Eventually, Boris and Sonja marry, only to have their abject poverty and matrimonial misery interrupted when Napoleon strikes once more. For the determined Sonja, the only solution is to whack that wacky emperor – which leads to a memorably ill-conceived assassination plot that is not only on par with, but even uncomfortably funnier than the Bay of Pigs Invasion, Meg Whitman campaign, and booking of Elvis Presto as a Super Bowl Halftime show combined. Allen’s casting of James Tolkan – the character actor best known for portraying the high school principal in Back to the Future and the humorless commander in Top Gun – as the famous French military icon is just as weirdly perfect as it sounds. (Mr. Tolkan even gets to play both Napoleon and his classless double, adding to the fun.)
The first (and for a long while, only) motion picture Woody Allen shot outside of the US (a practice he has since become more accustomed after American audiences all-but blacklisted him in the ’90s), Love and Death sports a number of co-stars from several corners of the world. Harold Gould is featured as the protective protagonist, ready to duel Allen to the death over the bountiful bounty that is Olga Georges-Picot (and who could blame him?), Zvee Scooler is Allen’s batty father, Jessica Harper has a small bit towards the end, as does European B movie legend Howard Vernon (again, see the last bit of that second-to-last sentence in the second paragraph), who seems like he was holding his own against Allen’s madlibbing quite well (well done, Mr. Vernon, well done).

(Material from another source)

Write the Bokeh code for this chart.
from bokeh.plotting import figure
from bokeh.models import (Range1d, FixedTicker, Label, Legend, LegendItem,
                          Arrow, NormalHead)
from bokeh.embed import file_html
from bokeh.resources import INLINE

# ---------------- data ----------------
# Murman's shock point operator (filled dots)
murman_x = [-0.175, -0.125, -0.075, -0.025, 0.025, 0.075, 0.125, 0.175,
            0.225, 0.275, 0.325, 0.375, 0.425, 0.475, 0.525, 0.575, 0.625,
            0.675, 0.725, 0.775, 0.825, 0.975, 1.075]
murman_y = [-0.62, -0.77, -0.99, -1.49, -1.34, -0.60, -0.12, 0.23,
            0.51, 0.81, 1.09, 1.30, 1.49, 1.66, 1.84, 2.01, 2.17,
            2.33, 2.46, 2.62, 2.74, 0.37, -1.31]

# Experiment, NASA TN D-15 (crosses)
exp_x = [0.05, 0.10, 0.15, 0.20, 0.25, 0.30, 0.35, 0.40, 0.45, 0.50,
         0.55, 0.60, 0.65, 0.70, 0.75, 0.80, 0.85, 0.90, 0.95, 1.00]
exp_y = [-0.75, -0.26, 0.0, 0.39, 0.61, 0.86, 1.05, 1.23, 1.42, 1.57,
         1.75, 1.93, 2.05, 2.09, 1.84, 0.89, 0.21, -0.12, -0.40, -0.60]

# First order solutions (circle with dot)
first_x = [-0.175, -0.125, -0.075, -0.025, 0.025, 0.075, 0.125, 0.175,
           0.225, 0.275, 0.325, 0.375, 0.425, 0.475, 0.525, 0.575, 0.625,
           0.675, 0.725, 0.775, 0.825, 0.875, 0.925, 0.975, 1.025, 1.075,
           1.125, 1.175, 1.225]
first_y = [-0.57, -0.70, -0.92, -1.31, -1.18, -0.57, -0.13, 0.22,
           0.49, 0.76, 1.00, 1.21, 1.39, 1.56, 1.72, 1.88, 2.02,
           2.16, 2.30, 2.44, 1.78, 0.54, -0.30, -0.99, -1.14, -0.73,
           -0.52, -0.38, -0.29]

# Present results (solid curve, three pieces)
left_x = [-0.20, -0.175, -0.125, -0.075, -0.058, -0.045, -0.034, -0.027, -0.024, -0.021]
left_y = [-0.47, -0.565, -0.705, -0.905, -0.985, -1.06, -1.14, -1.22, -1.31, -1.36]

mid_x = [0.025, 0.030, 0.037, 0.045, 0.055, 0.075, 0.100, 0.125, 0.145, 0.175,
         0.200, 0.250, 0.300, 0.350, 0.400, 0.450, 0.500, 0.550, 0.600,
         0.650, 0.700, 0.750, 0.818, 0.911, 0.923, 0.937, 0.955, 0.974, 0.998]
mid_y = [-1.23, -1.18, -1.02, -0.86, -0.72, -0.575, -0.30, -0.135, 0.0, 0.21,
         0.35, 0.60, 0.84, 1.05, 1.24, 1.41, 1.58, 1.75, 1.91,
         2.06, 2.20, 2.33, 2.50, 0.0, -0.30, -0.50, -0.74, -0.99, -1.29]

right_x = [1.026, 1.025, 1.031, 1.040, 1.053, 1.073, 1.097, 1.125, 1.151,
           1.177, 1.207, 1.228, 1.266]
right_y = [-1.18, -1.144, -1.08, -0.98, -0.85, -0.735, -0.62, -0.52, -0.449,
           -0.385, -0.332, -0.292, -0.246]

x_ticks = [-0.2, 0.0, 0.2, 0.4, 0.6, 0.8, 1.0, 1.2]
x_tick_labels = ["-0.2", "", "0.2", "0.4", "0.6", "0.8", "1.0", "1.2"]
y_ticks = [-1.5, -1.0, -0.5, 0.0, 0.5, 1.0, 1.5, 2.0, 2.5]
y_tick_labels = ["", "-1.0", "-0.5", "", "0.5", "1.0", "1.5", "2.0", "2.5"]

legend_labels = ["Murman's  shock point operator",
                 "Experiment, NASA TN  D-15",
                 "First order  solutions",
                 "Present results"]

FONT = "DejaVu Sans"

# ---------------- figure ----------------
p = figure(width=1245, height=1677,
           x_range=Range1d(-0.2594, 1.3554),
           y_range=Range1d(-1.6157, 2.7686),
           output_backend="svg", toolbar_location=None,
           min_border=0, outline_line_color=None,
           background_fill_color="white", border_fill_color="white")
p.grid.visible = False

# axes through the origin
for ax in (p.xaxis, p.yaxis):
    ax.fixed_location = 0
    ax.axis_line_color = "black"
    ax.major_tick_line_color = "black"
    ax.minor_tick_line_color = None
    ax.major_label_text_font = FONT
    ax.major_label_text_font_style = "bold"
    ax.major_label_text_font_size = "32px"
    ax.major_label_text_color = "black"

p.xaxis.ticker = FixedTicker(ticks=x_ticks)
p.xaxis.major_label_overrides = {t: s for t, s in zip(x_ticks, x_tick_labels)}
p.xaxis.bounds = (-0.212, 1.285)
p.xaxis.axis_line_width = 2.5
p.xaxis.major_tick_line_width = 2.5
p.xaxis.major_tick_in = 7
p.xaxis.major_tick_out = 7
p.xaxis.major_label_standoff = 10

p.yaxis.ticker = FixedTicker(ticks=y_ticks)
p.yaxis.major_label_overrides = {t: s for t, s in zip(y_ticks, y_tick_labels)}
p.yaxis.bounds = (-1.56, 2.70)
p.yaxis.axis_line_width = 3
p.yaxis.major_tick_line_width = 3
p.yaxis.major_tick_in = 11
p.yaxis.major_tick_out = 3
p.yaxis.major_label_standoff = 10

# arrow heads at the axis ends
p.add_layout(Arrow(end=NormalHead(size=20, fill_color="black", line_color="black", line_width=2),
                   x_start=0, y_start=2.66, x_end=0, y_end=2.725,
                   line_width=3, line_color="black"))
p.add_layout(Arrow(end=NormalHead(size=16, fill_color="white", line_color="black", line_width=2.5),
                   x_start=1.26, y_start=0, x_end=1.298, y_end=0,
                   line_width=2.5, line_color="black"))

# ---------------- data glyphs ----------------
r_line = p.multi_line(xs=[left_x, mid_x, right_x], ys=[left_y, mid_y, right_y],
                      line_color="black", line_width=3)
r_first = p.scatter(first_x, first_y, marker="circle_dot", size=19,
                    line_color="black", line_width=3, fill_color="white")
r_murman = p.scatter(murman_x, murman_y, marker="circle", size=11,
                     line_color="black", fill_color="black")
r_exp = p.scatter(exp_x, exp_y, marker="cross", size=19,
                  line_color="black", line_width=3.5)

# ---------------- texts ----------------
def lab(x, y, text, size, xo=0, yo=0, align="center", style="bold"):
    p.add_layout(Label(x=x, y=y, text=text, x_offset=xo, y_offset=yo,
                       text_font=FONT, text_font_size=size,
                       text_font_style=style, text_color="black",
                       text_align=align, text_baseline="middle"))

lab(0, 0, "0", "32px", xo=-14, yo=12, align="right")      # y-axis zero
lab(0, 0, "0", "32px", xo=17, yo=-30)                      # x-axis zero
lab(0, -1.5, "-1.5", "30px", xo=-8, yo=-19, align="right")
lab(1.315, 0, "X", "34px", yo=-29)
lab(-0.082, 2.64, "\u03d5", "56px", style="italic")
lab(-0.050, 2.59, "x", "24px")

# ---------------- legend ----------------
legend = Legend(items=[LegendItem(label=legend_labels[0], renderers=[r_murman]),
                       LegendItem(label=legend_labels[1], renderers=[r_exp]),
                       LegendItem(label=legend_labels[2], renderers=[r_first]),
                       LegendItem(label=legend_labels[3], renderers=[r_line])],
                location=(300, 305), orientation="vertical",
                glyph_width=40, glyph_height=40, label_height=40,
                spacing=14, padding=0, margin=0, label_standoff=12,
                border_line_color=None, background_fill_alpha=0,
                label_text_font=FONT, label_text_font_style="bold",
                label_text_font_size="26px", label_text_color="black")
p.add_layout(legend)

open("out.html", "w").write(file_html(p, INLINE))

Upon its initial premiere, the United Artists release quickly rose through the ranks to become the 18th highest grossing picture of 1975. Even now, 40 years later, Love and Death still has the power to captivate and charm its viewers. And even though it’s a pity the Woody Allen titles MGM is handing over to Twilight Time are completely devoid of adequate bonus materials (more on that in a minute), it’s still wonderful to see a movie like Love and Death receive the Blu-ray treatment. The presentation of the feature film is gorgeous, blowing all previous home video issues out of the water (as a good Blu-ray should), and the accompanying 1.0 DTS-HD Master Audio soundtrack delivers the goods admirably. English (SDH) subtitles are also included, just in case the gags fly by too fast for you.

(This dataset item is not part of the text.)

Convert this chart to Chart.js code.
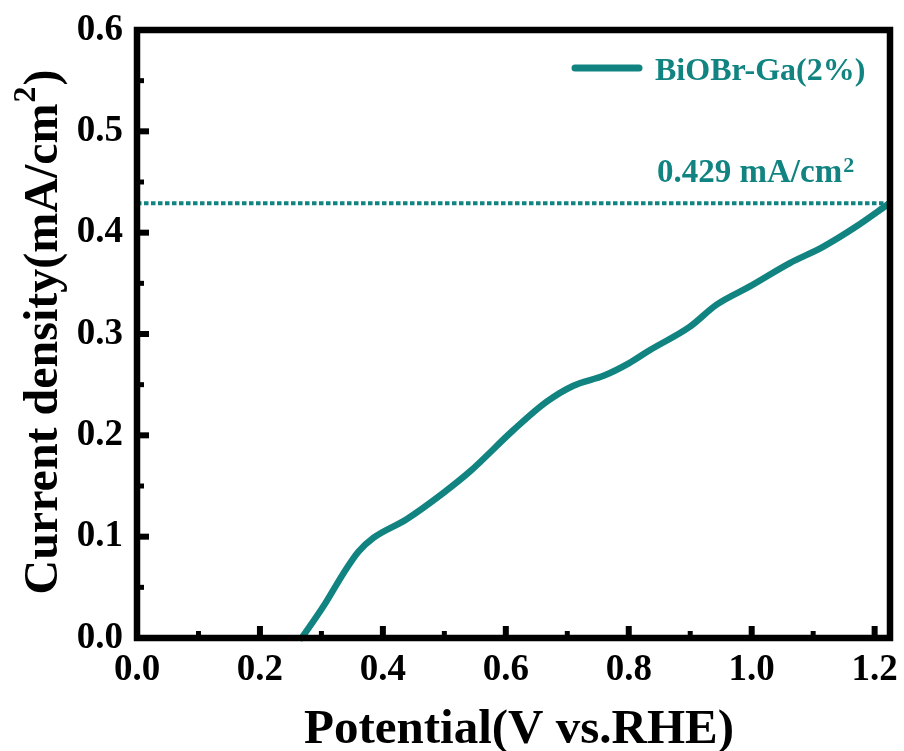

Bonus wise, we get an isolated music/score track and theatrical trailer, which is great except for the fact that it’s missing the Woody Allen narration. This faux pas on MGM’s part can be traced back to the early days of DVD, when the company regularly forgot to re-add things such as subtitles, title cards, and narration on many movies and trailers after they had remastered them. More than a decade and a half later, they still haven’t fixed the problem, but I’ll take what I can get – much like Boris settles for his cousin twice removed. Fortunately, I have the wonderful liner notes of Julie Kirgo to make up for MGM’s old oversight, which wrap up this limited edition (3,000 copies) Twilight Time release.